En los años de democracia liberal-socialista que llevamos vividos, quienes hemos conocido el régimen de Franco nos damos cuenta de hasta qué punto esa verdadera libertad, no otorgada por el poder sino reconocida como límite del poder, ya no les cabe en la cabeza a los jóvenes ni tampoco a los que no siéndolo tanto, no han conocido lo que costó conquistarla frente al poder del comunismo que amenazaba con someter a los españoles.
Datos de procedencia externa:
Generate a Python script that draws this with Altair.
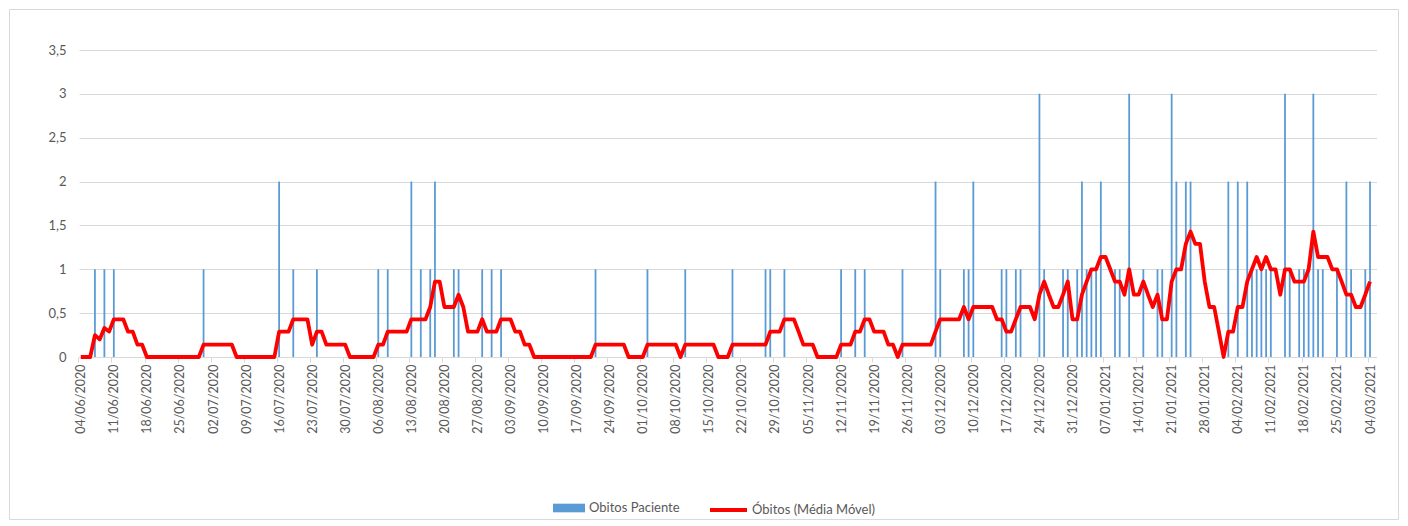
import altair as alt
import pandas as pd

# ---------------- data ----------------
inicio = "2020-06-04"

# daily deaths, one row per week starting 04/06/2020
obitos = [
    0, 0, 0, 1, 0, 1, 0,
    1, 0, 0, 0, 0, 0, 0,
    0, 0, 0, 0, 0, 0, 0,
    0, 0, 0, 0, 0, 1, 0,
    0, 0, 0, 0, 0, 0, 0,
    0, 0, 0, 0, 0, 0, 0,
    2, 0, 0, 1, 0, 0, 0,
    0, 1, 0, 0, 0, 0, 0,
    0, 0, 0, 0, 0, 0, 0,
    1, 0, 1, 0, 0, 0, 0,
    2, 0, 1, 0, 1, 2, 0,
    0, 0, 1, 1, 0, 0, 0,
    0, 1, 0, 1, 0, 1, 0,
    0, 0, 0, 0, 0, 0, 0,
    0, 0, 0, 0, 0, 0, 0,
    0, 0, 0, 0, 1, 0, 0,
    0, 0, 0, 0, 0, 0, 0,
    0, 1, 0, 0, 0, 0, 0,
    0, 0, 1, 0, 0, 0, 0,
    0, 0, 0, 0, 0, 1, 0,
    0, 0, 0, 0, 0, 1, 1,
    0, 0, 1, 0, 0, 0, 0,
    0, 0, 0, 0, 0, 0, 0,
    1, 0, 0, 1, 0, 1, 0,
    0, 0, 0, 0, 0, 0, 1,
    0, 0, 0, 0, 0, 0, 2,
    1, 0, 0, 0, 0, 1, 1,
    2, 0, 0, 0, 0, 0, 1,
    1, 0, 1, 1, 0, 0, 0,
    3, 1, 0, 0, 0, 1, 1,
    0, 1, 2, 1, 1, 1, 2,
    0, 0, 1, 1, 0, 3, 0,
    0, 1, 0, 0, 1, 1, 0,
    3, 2, 0, 2, 2, 0, 0,
    0, 0, 0, 0, 0, 2, 0,
    2, 0, 2, 1, 1, 1, 1,
    1, 0, 0, 3, 1, 0, 1,
    1, 1, 3, 1, 1, 0, 0,
    1, 0, 2, 1, 0, 0, 1,
    2,
]

# moving average line
media_movel = [
    0, 0, 0, 0.25, 0.2, 0.33, 0.29,
    0.43, 0.43, 0.43, 0.29, 0.29, 0.14, 0.14,
    0, 0, 0, 0, 0, 0, 0,
    0, 0, 0, 0, 0, 0.14, 0.14,
    0.14, 0.14, 0.14, 0.14, 0.14, 0, 0,
    0, 0, 0, 0, 0, 0, 0,
    0.29, 0.29, 0.29, 0.43, 0.43, 0.43, 0.43,
    0.14, 0.29, 0.29, 0.14, 0.14, 0.14, 0.14,
    0.14, 0, 0, 0, 0, 0, 0,
    0.14, 0.14, 0.29, 0.29, 0.29, 0.29, 0.29,
    0.43, 0.43, 0.43, 0.43, 0.57, 0.86, 0.86,
    0.57, 0.57, 0.57, 0.71, 0.57, 0.29, 0.29,
    0.29, 0.43, 0.29, 0.29, 0.29, 0.43, 0.43,
    0.43, 0.29, 0.29, 0.14, 0.14, 0, 0,
    0, 0, 0, 0, 0, 0, 0,
    0, 0, 0, 0, 0.14, 0.14, 0.14,
    0.14, 0.14, 0.14, 0.14, 0, 0, 0,
    0, 0.14, 0.14, 0.14, 0.14, 0.14, 0.14,
    0.14, 0, 0.14, 0.14, 0.14, 0.14, 0.14,
    0.14, 0.14, 0, 0, 0, 0.14, 0.14,
    0.14, 0.14, 0.14, 0.14, 0.14, 0.14, 0.29,
    0.29, 0.29, 0.43, 0.43, 0.43, 0.29, 0.14,
    0.14, 0.14, 0, 0, 0, 0, 0,
    0.14, 0.14, 0.14, 0.29, 0.29, 0.43, 0.43,
    0.29, 0.29, 0.29, 0.14, 0.14, 0, 0.14,
    0.14, 0.14, 0.14, 0.14, 0.14, 0.14, 0.29,
    0.43, 0.43, 0.43, 0.43, 0.43, 0.57, 0.43,
    0.57, 0.57, 0.57, 0.57, 0.57, 0.43, 0.43,
    0.29, 0.29, 0.43, 0.57, 0.57, 0.57, 0.43,
    0.71, 0.86, 0.71, 0.57, 0.57, 0.71, 0.86,
    0.43, 0.43, 0.71, 0.86, 1.0, 1.0, 1.14,
    1.14, 1.0, 0.86, 0.86, 0.71, 1.0, 0.71,
    0.71, 0.86, 0.71, 0.57, 0.71, 0.43, 0.43,
    0.86, 1.0, 1.0, 1.29, 1.43, 1.29, 1.29,
    0.86, 0.57, 0.57, 0.29, 0, 0.29, 0.29,
    0.57, 0.57, 0.86, 1.0, 1.14, 1.0, 1.14,
    1.0, 1.0, 0.71, 1.0, 1.0, 0.86, 0.86,
    0.86, 1.0, 1.43, 1.14, 1.14, 1.14, 1.0,
    1.0, 0.86, 0.71, 0.71, 0.57, 0.57, 0.71,
    0.86,
]

serie_barras = "Obitos Paciente"
serie_linha = "Óbitos (Média Móvel)"
y_ticks = [0, 0.5, 1, 1.5, 2, 2.5, 3, 3.5]

# ---------------- table ----------------
datas = pd.date_range(inicio, periods=len(obitos), freq="D")
df = pd.DataFrame({
    "data": datas.strftime("%Y-%m-%d"),
    "obitos": obitos,
    "media": media_movel,
    "s1": serie_barras,
    "s2": serie_linha,
})
semanas = pd.date_range(inicio, periods=40, freq="7D")
x_ticks = [alt.DateTime(year=int(d.year), month=int(d.month), date=int(d.day), utc=True) for d in semanas]

FONT = "Lato"
TXT = "#595959"
GRID = "#D9D9D9"

W, H = 1297.5, 307
px_day = W / 274.75

x_enc = alt.X(
    "data:T",
    scale=alt.Scale(
        type="utc",
        padding=0,
        domain=[
            alt.DateTime(year=2020, month=6, date=3, hours=15, utc=True),
            alt.DateTime(year=2021, month=3, date=5, hours=9, utc=True),
        ],
    ),
    axis=alt.Axis(
        values=x_ticks, format="%d/%m/%Y", labelAngle=-90, title=None,
        grid=False, domainColor=GRID, tickColor=GRID, tickSize=5,
        labelPadding=2, labelFontSize=12.5, labelColor=TXT, labelFont=FONT,
        tickOffset=-px_day / 2, labelOffset=px_day / 2,
        labelOverlap=False, labelFlush=False,
    ),
)

y_axis = alt.Axis(
    values=y_ticks, title=None, domain=False, ticks=False, grid=True,
    gridColor=GRID, labelPadding=13, labelColor=TXT, labelFontSize=13,
    labelFont=FONT, labelExpr="replace(format(datum.value, '~g'), '.', ',')",
)

base = alt.Chart(df)

bars = base.mark_bar(size=1.8).encode(
    x=x_enc,
    y=alt.Y("obitos:Q", scale=alt.Scale(domain=[0, 3.5], nice=False), axis=y_axis),
    fill=alt.Fill(
        "s1:N",
        scale=alt.Scale(domain=[serie_barras], range=["#5B9BD5"]),
        legend=alt.Legend(
            orient="none", legendX=474, legendY=442, title=None,
            symbolType="M-1,-0.27H1V0.27H-1Z", symbolSize=1024,
            symbolStrokeWidth=0, labelFontSize=13, labelColor=TXT,
            labelFont=FONT, labelOffset=4, padding=0,
        ),
    ),
)

line = base.mark_line(strokeWidth=3.8, strokeJoin="round").encode(
    x=x_enc,
    y=alt.Y("media:Q"),
    stroke=alt.Stroke(
        "s2:N",
        scale=alt.Scale(domain=[serie_linha], range=["#FF0000"]),
        legend=alt.Legend(
            orient="none", legendX=629, legendY=439.5, title=None,
            symbolType="stroke", symbolSize=1369, symbolStrokeWidth=3.8,
            labelFontSize=13, labelColor=TXT, labelFont=FONT,
            labelOffset=3, padding=0,
        ),
    ),
)

border = alt.Chart(pd.DataFrame({"b": [0]})).mark_rect(
    fillOpacity=0, stroke=GRID, strokeWidth=1
).encode(
    x=alt.value(-69.5), x2=alt.value(1319.5),
    y=alt.value(-40.5), y2=alt.value(469.5),
)

chart = alt.layer(border, bars, line).resolve_scale(
    fill="independent", stroke="independent"
).properties(
    width=W, height=H,
    padding={"left": 71, "top": 42, "right": 23, "bottom": 167},
    autosize=alt.AutoSizeParams(type="none"),
    background="white",
).configure_view(strokeWidth=0)

chart.save("out.html", embed_options={"renderer": "svg", "actions": False})
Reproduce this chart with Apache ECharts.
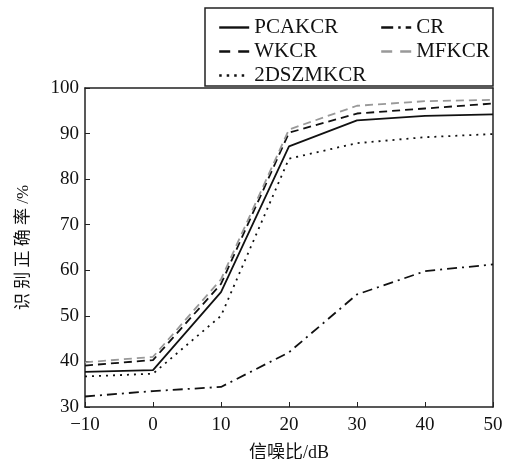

La labor de la Fundación es pues muy necesaria para mantener viva la llama de la verdadera libertad que no se ejercita votando, sino sujetando con votos a quien ejerce el poder. Y no hay otro modo de sujetar al que conquista el poder que el de exigirle primero que él mismo se someta a toda la legalidad vigente, que no es sólo la que ese mismo poder aprueba, sino sobre todo la Constitución que le legitima y por encima de esa Constitución la ley moral natural, ya que como escribió Federico de Castro, maestro de juristas españoles, la ley civil se legitima por su armonía con el Derecho Natural.  Si esto que se acaba de escribir se califica de utopismo, entonces es que hemos perdido el gusto mismo por la libertad verdadera y que no somos sino carne de dictadura.

Franco está quedando pues como un paréntesis de libertad entre la anarquía, la pobreza y la inestabilidad del siglo XIX y principios del XX y la actual dictadura partitocrática que también se ha revelado tal con ocasión de la pandemia del Sars-cov, frente a la que ciudadanos de Canadá, Estados Unidos, Francia, el Reino Unido o incluso la pequeña Bélgica se están rebelando, mientras que los españoles aceptamos ovejunamente todas las restricciones que el Gobierno inventa.